● Instructions to follow
Quote the whole listing exactly. Leave the pictures out of your copy.
Start of Data provided
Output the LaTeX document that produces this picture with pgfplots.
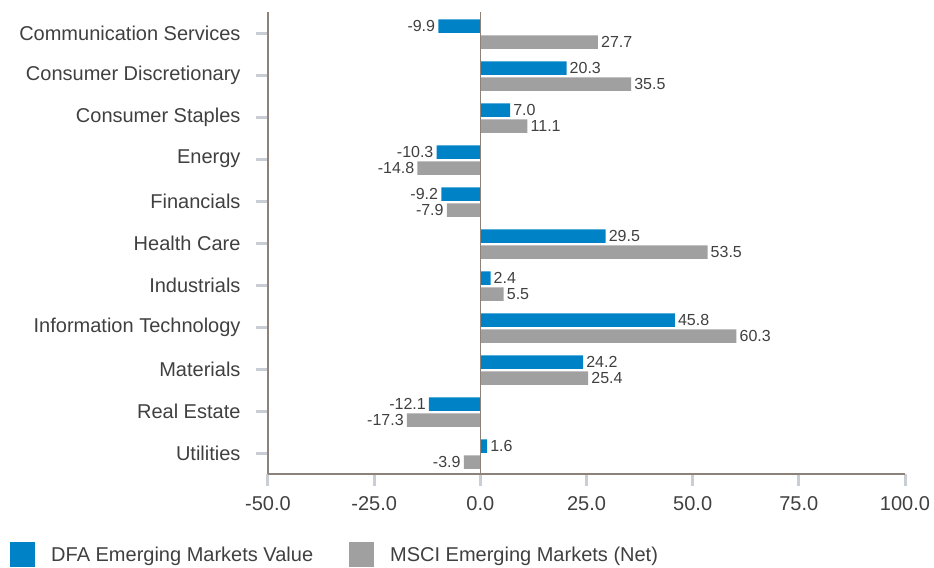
\documentclass[border=0pt]{standalone}
\usepackage{fontspec}
\setmainfont{Liberation Sans}
\usepackage{pgfplots}
\pgfplotsset{compat=1.18}
\definecolor{dfablue}{RGB}{0,130,198}
\definecolor{mscigrey}{RGB}{160,160,160}
\definecolor{axisbrown}{RGB}{140,130,122}
\definecolor{tickgrey}{RGB}{200,206,211}
\definecolor{txt}{RGB}{64,64,64}
\begin{document}
\begin{tikzpicture}
\begin{axis}[
  scale only axis, width=637pt, height=462pt,
  xbar, bar width=13.5pt, clip=false,
  xmin=-50, xmax=100, xtick={-50,-25,...,100},
  ymin=-0.5, ymax=10.5, y dir=reverse,
  ytick={0,...,10},
  yticklabels={Communication Services,Consumer Discretionary,Consumer Staples,Energy,Financials,Health Care,Industrials,Information Technology,Materials,Real Estate,Utilities},
  axis x line*=bottom, axis y line*=left,
  axis line style={axisbrown, line width=1.2pt, -},
  tick align=outside, major tick length=12pt,
  tick style={tickgrey, line width=3pt},
  every tick label/.append style={text=txt, font=\fontsize{20}{23}\selectfont},
  yticklabel style={xshift=-12pt},
  xticklabel style={yshift=-7pt, /pgf/number format/.cd, fixed, fixed zerofill, precision=1, assume math mode=true},
  point meta=x,
  nodes near coords={\pgfmathprintnumber[fixed,fixed zerofill,precision=1,assume math mode=true]{\pgfplotspointmeta}},
  nodes near coords align={horizontal},
  every node near coord/.append style={text=txt, font=\fontsize{16}{18}\selectfont, inner sep=3pt},
  legend columns=2,
  legend image code/.code={\fill[#1] (0pt,-12.5pt) rectangle (25pt,12.5pt);},
  legend style={draw=none, fill=none, at={(0,0)}, anchor=north west, xshift=-258pt, yshift=-68pt,
    inner sep=0pt, font=\fontsize{20}{23}\selectfont, text=txt,
    /tikz/every even column/.append style={column sep=36pt},
    nodes={inner sep=0pt, text depth=0pt}},
  legend cell align=left,
]
\addplot[fill=dfablue, draw=none, bar shift=7pt] coordinates {
(-9.9,0) (20.3,1) (7.0,2) (-10.3,3) (-9.2,4) (29.5,5) (2.4,6) (45.8,7) (24.2,8) (-12.1,9) (1.6,10)};
\addlegendentry{\hspace{16pt}DFA Emerging Markets Value}
\addplot[fill=mscigrey, draw=none, bar shift=-9pt] coordinates {
(27.7,0) (35.5,1) (11.1,2) (-14.8,3) (-7.9,4) (53.5,5) (5.5,6) (60.3,7) (25.4,8) (-17.3,9) (-3.9,10)};
\addlegendentry{\hspace{16pt}MSCI Emerging Markets (Net)}
\draw[axisbrown, line width=1.2pt] (axis cs:0,-0.5) -- (axis cs:0,10.5);
\end{axis}
\path (current axis.south west) ++(-268pt,-93pt) rectangle ++(934pt,567pt);
\end{tikzpicture}
\end{document}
End of Data provided
● Answer to this exercise
Output the LaTeX document that produces this picture with pgfplots.
\documentclass[border=0pt]{standalone}
\usepackage{fontspec}
\setmainfont{Liberation Sans}
\usepackage{pgfplots}
\pgfplotsset{compat=1.18}
\definecolor{dfablue}{RGB}{0,130,198}
\definecolor{mscigrey}{RGB}{160,160,160}
\definecolor{axisbrown}{RGB}{140,130,122}
\definecolor{tickgrey}{RGB}{200,206,211}
\definecolor{txt}{RGB}{64,64,64}
\begin{document}
\begin{tikzpicture}
\begin{axis}[
  scale only axis, width=637pt, height=462pt,
  xbar, bar width=13.5pt, clip=false,
  xmin=-50, xmax=100, xtick={-50,-25,...,100},
  ymin=-0.5, ymax=10.5, y dir=reverse,
  ytick={0,...,10},
  yticklabels={Communication Services,Consumer Discretionary,Consumer Staples,Energy,Financials,Health Care,Industrials,Information Technology,Materials,Real Estate,Utilities},
  axis x line*=bottom, axis y line*=left,
  axis line style={axisbrown, line width=1.2pt, -},
  tick align=outside, major tick length=12pt,
  tick style={tickgrey, line width=3pt},
  every tick label/.append style={text=txt, font=\fontsize{20}{23}\selectfont},
  yticklabel style={xshift=-12pt},
  xticklabel style={yshift=-7pt, /pgf/number format/.cd, fixed, fixed zerofill, precision=1, assume math mode=true},
  point meta=x,
  nodes near coords={\pgfmathprintnumber[fixed,fixed zerofill,precision=1,assume math mode=true]{\pgfplotspointmeta}},
  nodes near coords align={horizontal},
  every node near coord/.append style={text=txt, font=\fontsize{16}{18}\selectfont, inner sep=3pt},
  legend columns=2,
  legend image code/.code={\fill[#1] (0pt,-12.5pt) rectangle (25pt,12.5pt);},
  legend style={draw=none, fill=none, at={(0,0)}, anchor=north west, xshift=-258pt, yshift=-68pt,
    inner sep=0pt, font=\fontsize{20}{23}\selectfont, text=txt,
    /tikz/every even column/.append style={column sep=36pt},
    nodes={inner sep=0pt, text depth=0pt}},
  legend cell align=left,
]
\addplot[fill=dfablue, draw=none, bar shift=7pt] coordinates {
(-9.9,0) (20.3,1) (7.0,2) (-10.3,3) (-9.2,4) (29.5,5) (2.4,6) (45.8,7) (24.2,8) (-12.1,9) (1.6,10)};
\addlegendentry{\hspace{16pt}DFA Emerging Markets Value}
\addplot[fill=mscigrey, draw=none, bar shift=-9pt] coordinates {
(27.7,0) (35.5,1) (11.1,2) (-14.8,3) (-7.9,4) (53.5,5) (5.5,6) (60.3,7) (25.4,8) (-17.3,9) (-3.9,10)};
\addlegendentry{\hspace{16pt}MSCI Emerging Markets (Net)}
\draw[axisbrown, line width=1.2pt] (axis cs:0,-0.5) -- (axis cs:0,10.5);
\end{axis}
\path (current axis.south west) ++(-268pt,-93pt) rectangle ++(934pt,567pt);
\end{tikzpicture}
\end{document}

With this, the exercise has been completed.